*Exercise description*. Copy each line below exactly and leave the pictures out.

----

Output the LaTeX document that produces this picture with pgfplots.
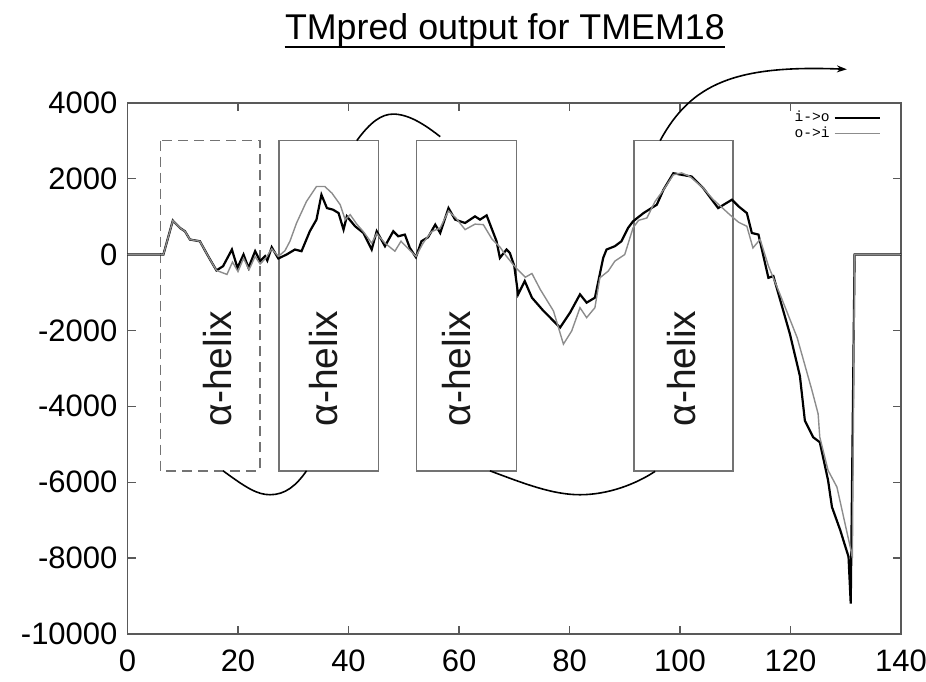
\documentclass[border=0pt]{standalone}
\usepackage{fontspec}
\setmainfont{Liberation Sans}
\newfontfamily\legfont{Liberation Mono}
\usepackage{pgfplots}
\pgfplotsset{compat=1.18}
\usetikzlibrary{arrows.meta}

\pgfplotstableread{
x y
0 0
6.5 0
8.2 893
9.5 700
10.4 612
11.3 394
13.1 349
14.6 -45
16.1 -420
17.3 -307
18.9 131
19.9 -352
21.0 0
21.9 -352
23.1 87
24.0 -176
24.9 -45
25.3 -157
26.1 192
27.3 -105
28.8 0
30.3 131
31.5 87
33.0 612
34.2 919
35.1 1575
36.1 1223
37.2 1181
38.2 1092
39.1 656
39.7 1005
41.2 743
42.7 567
44.2 131
45.1 612
46.6 218
48.1 612
49.0 480
50.2 525
51.1 173
52.2 -71
53.2 349
54.4 454
55.7 787
56.6 567
58.1 1223
59.3 919
61.1 830
62.9 1005
63.8 919
65.0 1031
66.8 349
67.4 -89
68.6 131
69.2 42
70.0 -300
70.7 -1050
71.9 -700
73.2 -1138
75.3 -1488
77.7 -1838
78.3 -1925
80.1 -1532
81.9 -1050
83.1 -1269
84.6 -1138
86.1 -89
86.7 131
88.2 218
89.4 349
90.6 700
91.5 874
93.4 1092
95.8 1312
97.0 1706
98.8 2142
100.3 2100
102.1 2055
104.2 1750
106.9 1223
109.4 1444
110.6 1268
112.1 1092
113.0 567
114.2 525
116.0 -614
116.9 -569
119.9 -2100
121.7 -3200
122.6 -4376
124.1 -4814
125.3 -4945
126.8 -5951
127.5 -6652
129.0 -7263
130.5 -7964
130.9 -9200
131.6 0
140 0
}\iotable

\pgfplotstableread{
x y
0 0
6.5 0
8.2 893
9.5 700
10.4 612
11.3 394
13.1 349
14.6 -45
16.1 -420
18.0 -525
19.0 -200
20.0 -450
21.0 -100
22.0 -400
23.1 -50
24.0 -250
25.0 -100
26.1 150
27.3 -50
28.5 100
29.4 349
30.6 830
32.4 1400
34.2 1793
35.7 1793
37.0 1617
38.5 1312
39.4 919
40.3 1050
41.5 800
42.7 600
44.2 300
45.1 550
46.6 300
48.4 87
49.5 350
50.5 200
52.2 -50
53.5 300
55.0 600
56.6 700
58.1 1150
59.5 950
61.1 656
62.9 800
64.4 787
66.0 400
67.4 200
68.6 -50
70.0 -300
70.9 -438
72.0 -600
73.2 -500
74.7 -919
77.1 -1488
78.9 -2362
80.4 -2013
81.9 -1401
83.1 -1664
84.6 -1401
85.5 -614
87.0 -438
88.2 -176
90.0 0
91.5 700
92.5 900
94.0 962
95.5 1400
97.0 1700
98.8 2100
100.3 2150
101.8 2055
104.2 1750
106.0 1450
109.0 1050
110.6 850
112.1 743
113.2 173
114.5 400
116.0 -300
118.1 -1050
121.2 -2189
123.9 -3588
125.0 -4200
125.3 -4814
126.8 -5688
128.4 -6127
130.8 -7700
131.2 -8000
131.6 0
140 0
}\oitable

\begin{document}
\begin{tikzpicture}
\useasboundingbox (-63.75bp,-24bp) rectangle (399.25bp,317bp);
\begin{axis}[
  at={(0,0)}, anchor=south west,
  scale only axis, width=386.75bp, height=265.65bp,
  xmin=0, xmax=140, ymin=-10000, ymax=4000,
  scaled y ticks=false, scaled x ticks=false,
  xtick={0,20,...,140}, xticklabels={0,20,40,60,80,100,120,140},
  ytick={-10000,-8000,...,4000},
  yticklabels={-10000,-8000,-6000,-4000,-2000,0,2000,4000},
  tick label style={font=\fontsize{15.5bp}{18bp}\selectfont},
  xticklabel style={yshift=-4.2bp},
  yticklabel style={xshift=-1.5bp},
  axis line style={draw=black!65, line width=0.9bp},
  tick style={draw=black!65, line width=0.7bp},
  major tick length=4bp,
  clip=false,
  legend plot pos=right,
  legend cell align=right,
  legend image code/.code={\draw[#1] (0bp,0bp) -- (22.5bp,0bp);},
  legend style={draw=none, fill=none, at={(0.977,0.996)}, anchor=north east,
    font=\legfont\fontsize{7.3bp}{8bp}\selectfont, row sep=-3bp, inner sep=1bp},
]
% helix boxes
\draw[black!55, line width=0.7bp, dash pattern=on 5bp off 3bp] (axis cs:6.0,3000) rectangle (axis cs:24.0,-5700);
\draw[black!55, line width=0.7bp] (axis cs:27.4,3000) rectangle (axis cs:45.4,-5700);
\draw[black!55, line width=0.7bp] (axis cs:52.3,3000) rectangle (axis cs:70.4,-5700);
\draw[black!55, line width=0.7bp] (axis cs:91.7,3000) rectangle (axis cs:109.6,-5700);
\node[rotate=90, font=\fontsize{19.5bp}{22bp}\selectfont, black!90] at (axis cs:16.3,-3000) {α-helix};
\node[rotate=90, font=\fontsize{19.5bp}{22bp}\selectfont, black!90] at (axis cs:35.4,-3000) {α-helix};
\node[rotate=90, font=\fontsize{19.5bp}{22bp}\selectfont, black!90] at (axis cs:59.6,-3000) {α-helix};
\node[rotate=90, font=\fontsize{19.5bp}{22bp}\selectfont, black!90] at (axis cs:100.2,-3000) {α-helix};
% connectors
\draw[line width=0.8bp] (axis cs:17.3,-5700) .. controls (axis cs:21.5,-6150) and (axis cs:23.5,-6330) .. (axis cs:25.8,-6330) .. controls (axis cs:28.5,-6330) and (axis cs:30.5,-6100) .. (axis cs:32.4,-5700);
\draw[line width=0.8bp] (axis cs:41.5,3000) .. controls (axis cs:44,3500) and (axis cs:46,3700) .. (axis cs:48.1,3700) .. controls (axis cs:51,3700) and (axis cs:54,3400) .. (axis cs:56.6,3105);
\draw[line width=0.8bp] (axis cs:65.6,-5700) .. controls (axis cs:72,-6050) and (axis cs:77,-6330) .. (axis cs:81.9,-6330) .. controls (axis cs:87,-6330) and (axis cs:92,-6050) .. (axis cs:95.5,-5714);
\draw[line width=0.8bp, -{Stealth[length=5bp,width=3.5bp]}] (axis cs:96.4,3000) .. controls (axis cs:102,4500) and (axis cs:110,5000) .. (axis cs:130.2,4880);
% data
\addplot[black, line width=1.1bp] table {\iotable};
\addlegendentry{i->o}
\addplot[black!45, line width=0.7bp] table {\oitable};
\addlegendentry{o->i}
% title
\node[anchor=base, inner sep=0pt, font=\fontsize{17.9bp}{21bp}\selectfont] (ttl) at (axis cs:68.3,4000) [yshift=31.35bp] {TMpred output for TMEM18};
\draw[line width=1bp] ([yshift=-3.3bp]ttl.base west) -- ([yshift=-3.3bp]ttl.base east);
\end{axis}
\end{tikzpicture}
\end{document}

----

*Result for this exercise*.
Output the LaTeX document that produces this picture with pgfplots.
\documentclass[border=0pt]{standalone}
\usepackage{fontspec}
\setmainfont{Liberation Sans}
\newfontfamily\legfont{Liberation Mono}
\usepackage{pgfplots}
\pgfplotsset{compat=1.18}
\usetikzlibrary{arrows.meta}

\pgfplotstableread{
x y
0 0
6.5 0
8.2 893
9.5 700
10.4 612
11.3 394
13.1 349
14.6 -45
16.1 -420
17.3 -307
18.9 131
19.9 -352
21.0 0
21.9 -352
23.1 87
24.0 -176
24.9 -45
25.3 -157
26.1 192
27.3 -105
28.8 0
30.3 131
31.5 87
33.0 612
34.2 919
35.1 1575
36.1 1223
37.2 1181
38.2 1092
39.1 656
39.7 1005
41.2 743
42.7 567
44.2 131
45.1 612
46.6 218
48.1 612
49.0 480
50.2 525
51.1 173
52.2 -71
53.2 349
54.4 454
55.7 787
56.6 567
58.1 1223
59.3 919
61.1 830
62.9 1005
63.8 919
65.0 1031
66.8 349
67.4 -89
68.6 131
69.2 42
70.0 -300
70.7 -1050
71.9 -700
73.2 -1138
75.3 -1488
77.7 -1838
78.3 -1925
80.1 -1532
81.9 -1050
83.1 -1269
84.6 -1138
86.1 -89
86.7 131
88.2 218
89.4 349
90.6 700
91.5 874
93.4 1092
95.8 1312
97.0 1706
98.8 2142
100.3 2100
102.1 2055
104.2 1750
106.9 1223
109.4 1444
110.6 1268
112.1 1092
113.0 567
114.2 525
116.0 -614
116.9 -569
119.9 -2100
121.7 -3200
122.6 -4376
124.1 -4814
125.3 -4945
126.8 -5951
127.5 -6652
129.0 -7263
130.5 -7964
130.9 -9200
131.6 0
140 0
}\iotable

\pgfplotstableread{
x y
0 0
6.5 0
8.2 893
9.5 700
10.4 612
11.3 394
13.1 349
14.6 -45
16.1 -420
18.0 -525
19.0 -200
20.0 -450
21.0 -100
22.0 -400
23.1 -50
24.0 -250
25.0 -100
26.1 150
27.3 -50
28.5 100
29.4 349
30.6 830
32.4 1400
34.2 1793
35.7 1793
37.0 1617
38.5 1312
39.4 919
40.3 1050
41.5 800
42.7 600
44.2 300
45.1 550
46.6 300
48.4 87
49.5 350
50.5 200
52.2 -50
53.5 300
55.0 600
56.6 700
58.1 1150
59.5 950
61.1 656
62.9 800
64.4 787
66.0 400
67.4 200
68.6 -50
70.0 -300
70.9 -438
72.0 -600
73.2 -500
74.7 -919
77.1 -1488
78.9 -2362
80.4 -2013
81.9 -1401
83.1 -1664
84.6 -1401
85.5 -614
87.0 -438
88.2 -176
90.0 0
91.5 700
92.5 900
94.0 962
95.5 1400
97.0 1700
98.8 2100
100.3 2150
101.8 2055
104.2 1750
106.0 1450
109.0 1050
110.6 850
112.1 743
113.2 173
114.5 400
116.0 -300
118.1 -1050
121.2 -2189
123.9 -3588
125.0 -4200
125.3 -4814
126.8 -5688
128.4 -6127
130.8 -7700
131.2 -8000
131.6 0
140 0
}\oitable

\begin{document}
\begin{tikzpicture}
\useasboundingbox (-63.75bp,-24bp) rectangle (399.25bp,317bp);
\begin{axis}[
  at={(0,0)}, anchor=south west,
  scale only axis, width=386.75bp, height=265.65bp,
  xmin=0, xmax=140, ymin=-10000, ymax=4000,
  scaled y ticks=false, scaled x ticks=false,
  xtick={0,20,...,140}, xticklabels={0,20,40,60,80,100,120,140},
  ytick={-10000,-8000,...,4000},
  yticklabels={-10000,-8000,-6000,-4000,-2000,0,2000,4000},
  tick label style={font=\fontsize{15.5bp}{18bp}\selectfont},
  xticklabel style={yshift=-4.2bp},
  yticklabel style={xshift=-1.5bp},
  axis line style={draw=black!65, line width=0.9bp},
  tick style={draw=black!65, line width=0.7bp},
  major tick length=4bp,
  clip=false,
  legend plot pos=right,
  legend cell align=right,
  legend image code/.code={\draw[#1] (0bp,0bp) -- (22.5bp,0bp);},
  legend style={draw=none, fill=none, at={(0.977,0.996)}, anchor=north east,
    font=\legfont\fontsize{7.3bp}{8bp}\selectfont, row sep=-3bp, inner sep=1bp},
]
% helix boxes
\draw[black!55, line width=0.7bp, dash pattern=on 5bp off 3bp] (axis cs:6.0,3000) rectangle (axis cs:24.0,-5700);
\draw[black!55, line width=0.7bp] (axis cs:27.4,3000) rectangle (axis cs:45.4,-5700);
\draw[black!55, line width=0.7bp] (axis cs:52.3,3000) rectangle (axis cs:70.4,-5700);
\draw[black!55, line width=0.7bp] (axis cs:91.7,3000) rectangle (axis cs:109.6,-5700);
\node[rotate=90, font=\fontsize{19.5bp}{22bp}\selectfont, black!90] at (axis cs:16.3,-3000) {α-helix};
\node[rotate=90, font=\fontsize{19.5bp}{22bp}\selectfont, black!90] at (axis cs:35.4,-3000) {α-helix};
\node[rotate=90, font=\fontsize{19.5bp}{22bp}\selectfont, black!90] at (axis cs:59.6,-3000) {α-helix};
\node[rotate=90, font=\fontsize{19.5bp}{22bp}\selectfont, black!90] at (axis cs:100.2,-3000) {α-helix};
% connectors
\draw[line width=0.8bp] (axis cs:17.3,-5700) .. controls (axis cs:21.5,-6150) and (axis cs:23.5,-6330) .. (axis cs:25.8,-6330) .. controls (axis cs:28.5,-6330) and (axis cs:30.5,-6100) .. (axis cs:32.4,-5700);
\draw[line width=0.8bp] (axis cs:41.5,3000) .. controls (axis cs:44,3500) and (axis cs:46,3700) .. (axis cs:48.1,3700) .. controls (axis cs:51,3700) and (axis cs:54,3400) .. (axis cs:56.6,3105);
\draw[line width=0.8bp] (axis cs:65.6,-5700) .. controls (axis cs:72,-6050) and (axis cs:77,-6330) .. (axis cs:81.9,-6330) .. controls (axis cs:87,-6330) and (axis cs:92,-6050) .. (axis cs:95.5,-5714);
\draw[line width=0.8bp, -{Stealth[length=5bp,width=3.5bp]}] (axis cs:96.4,3000) .. controls (axis cs:102,4500) and (axis cs:110,5000) .. (axis cs:130.2,4880);
% data
\addplot[black, line width=1.1bp] table {\iotable};
\addlegendentry{i->o}
\addplot[black!45, line width=0.7bp] table {\oitable};
\addlegendentry{o->i}
% title
\node[anchor=base, inner sep=0pt, font=\fontsize{17.9bp}{21bp}\selectfont] (ttl) at (axis cs:68.3,4000) [yshift=31.35bp] {TMpred output for TMEM18};
\draw[line width=1bp] ([yshift=-3.3bp]ttl.base west) -- ([yshift=-3.3bp]ttl.base east);
\end{axis}
\end{tikzpicture}
\end{document}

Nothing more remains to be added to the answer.